Exercise requirements: Retype each line of the listing below, from the first through the one holding "19.7, 18.4, 17.8];", with no other lines.

# Start of Given data

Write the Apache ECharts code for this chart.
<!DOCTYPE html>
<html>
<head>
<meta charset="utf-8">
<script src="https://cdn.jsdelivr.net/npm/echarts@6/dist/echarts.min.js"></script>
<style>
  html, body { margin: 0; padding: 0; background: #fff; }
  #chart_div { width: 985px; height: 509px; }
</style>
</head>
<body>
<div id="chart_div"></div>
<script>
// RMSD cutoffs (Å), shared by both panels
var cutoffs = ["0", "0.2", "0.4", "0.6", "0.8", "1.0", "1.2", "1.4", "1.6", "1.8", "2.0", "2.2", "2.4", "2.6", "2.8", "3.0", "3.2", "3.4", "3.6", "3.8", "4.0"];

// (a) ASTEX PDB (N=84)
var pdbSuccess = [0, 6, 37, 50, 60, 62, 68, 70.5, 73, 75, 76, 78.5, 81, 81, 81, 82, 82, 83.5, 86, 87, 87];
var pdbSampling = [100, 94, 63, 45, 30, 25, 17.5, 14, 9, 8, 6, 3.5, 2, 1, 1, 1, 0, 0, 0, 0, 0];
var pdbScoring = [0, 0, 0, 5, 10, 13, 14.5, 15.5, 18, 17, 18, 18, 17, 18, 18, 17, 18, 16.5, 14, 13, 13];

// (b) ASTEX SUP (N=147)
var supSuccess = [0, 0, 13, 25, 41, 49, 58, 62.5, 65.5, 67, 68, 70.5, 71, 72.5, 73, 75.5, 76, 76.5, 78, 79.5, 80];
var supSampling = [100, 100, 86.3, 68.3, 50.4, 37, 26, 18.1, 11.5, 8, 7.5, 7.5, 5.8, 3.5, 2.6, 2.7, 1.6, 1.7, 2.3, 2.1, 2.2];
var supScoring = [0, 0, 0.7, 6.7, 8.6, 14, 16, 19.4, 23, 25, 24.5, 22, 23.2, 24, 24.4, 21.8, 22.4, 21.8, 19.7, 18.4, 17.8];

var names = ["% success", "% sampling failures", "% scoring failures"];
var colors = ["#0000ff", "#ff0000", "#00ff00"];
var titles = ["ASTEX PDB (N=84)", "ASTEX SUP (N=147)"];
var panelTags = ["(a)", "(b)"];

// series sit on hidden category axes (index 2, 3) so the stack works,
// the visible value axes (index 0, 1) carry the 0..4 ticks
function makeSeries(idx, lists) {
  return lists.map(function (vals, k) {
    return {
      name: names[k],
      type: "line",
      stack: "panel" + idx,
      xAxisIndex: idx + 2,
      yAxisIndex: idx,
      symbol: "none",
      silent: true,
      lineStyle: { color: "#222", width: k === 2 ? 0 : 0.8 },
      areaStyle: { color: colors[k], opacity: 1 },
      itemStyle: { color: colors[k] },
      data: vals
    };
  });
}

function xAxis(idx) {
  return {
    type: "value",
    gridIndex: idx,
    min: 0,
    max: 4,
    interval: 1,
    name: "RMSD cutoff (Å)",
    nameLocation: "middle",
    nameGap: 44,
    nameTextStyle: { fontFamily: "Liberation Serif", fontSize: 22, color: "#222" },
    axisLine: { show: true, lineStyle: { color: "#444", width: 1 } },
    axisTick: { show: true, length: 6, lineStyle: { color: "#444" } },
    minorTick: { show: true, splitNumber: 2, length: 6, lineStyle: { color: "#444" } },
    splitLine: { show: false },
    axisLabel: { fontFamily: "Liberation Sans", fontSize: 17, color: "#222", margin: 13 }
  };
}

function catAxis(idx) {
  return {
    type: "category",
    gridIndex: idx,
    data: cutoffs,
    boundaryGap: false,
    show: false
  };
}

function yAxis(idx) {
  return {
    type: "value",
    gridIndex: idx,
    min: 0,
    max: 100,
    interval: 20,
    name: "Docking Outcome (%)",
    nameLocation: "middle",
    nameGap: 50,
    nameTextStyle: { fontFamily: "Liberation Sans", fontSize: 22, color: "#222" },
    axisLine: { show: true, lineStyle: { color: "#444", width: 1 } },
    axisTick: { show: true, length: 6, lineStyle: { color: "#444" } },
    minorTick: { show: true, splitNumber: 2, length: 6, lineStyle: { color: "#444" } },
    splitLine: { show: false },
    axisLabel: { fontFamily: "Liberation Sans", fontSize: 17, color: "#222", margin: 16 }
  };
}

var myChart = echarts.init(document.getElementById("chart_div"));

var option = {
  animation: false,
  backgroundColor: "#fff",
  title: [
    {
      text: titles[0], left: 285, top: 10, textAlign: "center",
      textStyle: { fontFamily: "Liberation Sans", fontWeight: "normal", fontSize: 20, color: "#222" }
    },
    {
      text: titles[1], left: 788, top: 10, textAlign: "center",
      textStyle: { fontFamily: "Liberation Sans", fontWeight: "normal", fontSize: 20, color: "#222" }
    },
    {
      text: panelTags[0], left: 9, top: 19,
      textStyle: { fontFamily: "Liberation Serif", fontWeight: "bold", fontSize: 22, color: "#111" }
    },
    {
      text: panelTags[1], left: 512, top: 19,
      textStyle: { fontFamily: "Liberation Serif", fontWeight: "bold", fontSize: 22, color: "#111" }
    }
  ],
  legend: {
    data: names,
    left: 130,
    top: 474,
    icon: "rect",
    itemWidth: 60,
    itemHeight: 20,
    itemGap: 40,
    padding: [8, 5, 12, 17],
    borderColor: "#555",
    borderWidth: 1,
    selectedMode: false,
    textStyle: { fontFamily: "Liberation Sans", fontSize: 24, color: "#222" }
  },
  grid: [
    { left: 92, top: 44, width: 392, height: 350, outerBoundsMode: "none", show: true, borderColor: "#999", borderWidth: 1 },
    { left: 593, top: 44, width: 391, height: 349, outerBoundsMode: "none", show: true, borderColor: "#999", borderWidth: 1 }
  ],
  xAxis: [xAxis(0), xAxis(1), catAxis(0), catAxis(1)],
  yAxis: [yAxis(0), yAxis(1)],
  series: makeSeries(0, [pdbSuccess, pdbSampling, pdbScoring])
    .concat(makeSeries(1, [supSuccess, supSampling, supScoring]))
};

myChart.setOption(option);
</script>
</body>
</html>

# End of Given data

The response:
Write the Apache ECharts code for this chart.
<!DOCTYPE html>
<html>
<head>
<meta charset="utf-8">
<script src="https://cdn.jsdelivr.net/npm/echarts@6/dist/echarts.min.js"></script>
<style>
  html, body { margin: 0; padding: 0; background: #fff; }
  #chart_div { width: 985px; height: 509px; }
</style>
</head>
<body>
<div id="chart_div"></div>
<script>
// RMSD cutoffs (Å), shared by both panels
var cutoffs = ["0", "0.2", "0.4", "0.6", "0.8", "1.0", "1.2", "1.4", "1.6", "1.8", "2.0", "2.2", "2.4", "2.6", "2.8", "3.0", "3.2", "3.4", "3.6", "3.8", "4.0"];

// (a) ASTEX PDB (N=84)
var pdbSuccess = [0, 6, 37, 50, 60, 62, 68, 70.5, 73, 75, 76, 78.5, 81, 81, 81, 82, 82, 83.5, 86, 87, 87];
var pdbSampling = [100, 94, 63, 45, 30, 25, 17.5, 14, 9, 8, 6, 3.5, 2, 1, 1, 1, 0, 0, 0, 0, 0];
var pdbScoring = [0, 0, 0, 5, 10, 13, 14.5, 15.5, 18, 17, 18, 18, 17, 18, 18, 17, 18, 16.5, 14, 13, 13];

// (b) ASTEX SUP (N=147)
var supSuccess = [0, 0, 13, 25, 41, 49, 58, 62.5, 65.5, 67, 68, 70.5, 71, 72.5, 73, 75.5, 76, 76.5, 78, 79.5, 80];
var supSampling = [100, 100, 86.3, 68.3, 50.4, 37, 26, 18.1, 11.5, 8, 7.5, 7.5, 5.8, 3.5, 2.6, 2.7, 1.6, 1.7, 2.3, 2.1, 2.2];
var supScoring = [0, 0, 0.7, 6.7, 8.6, 14, 16, 19.4, 23, 25, 24.5, 22, 23.2, 24, 24.4, 21.8, 22.4, 21.8, 19.7, 18.4, 17.8];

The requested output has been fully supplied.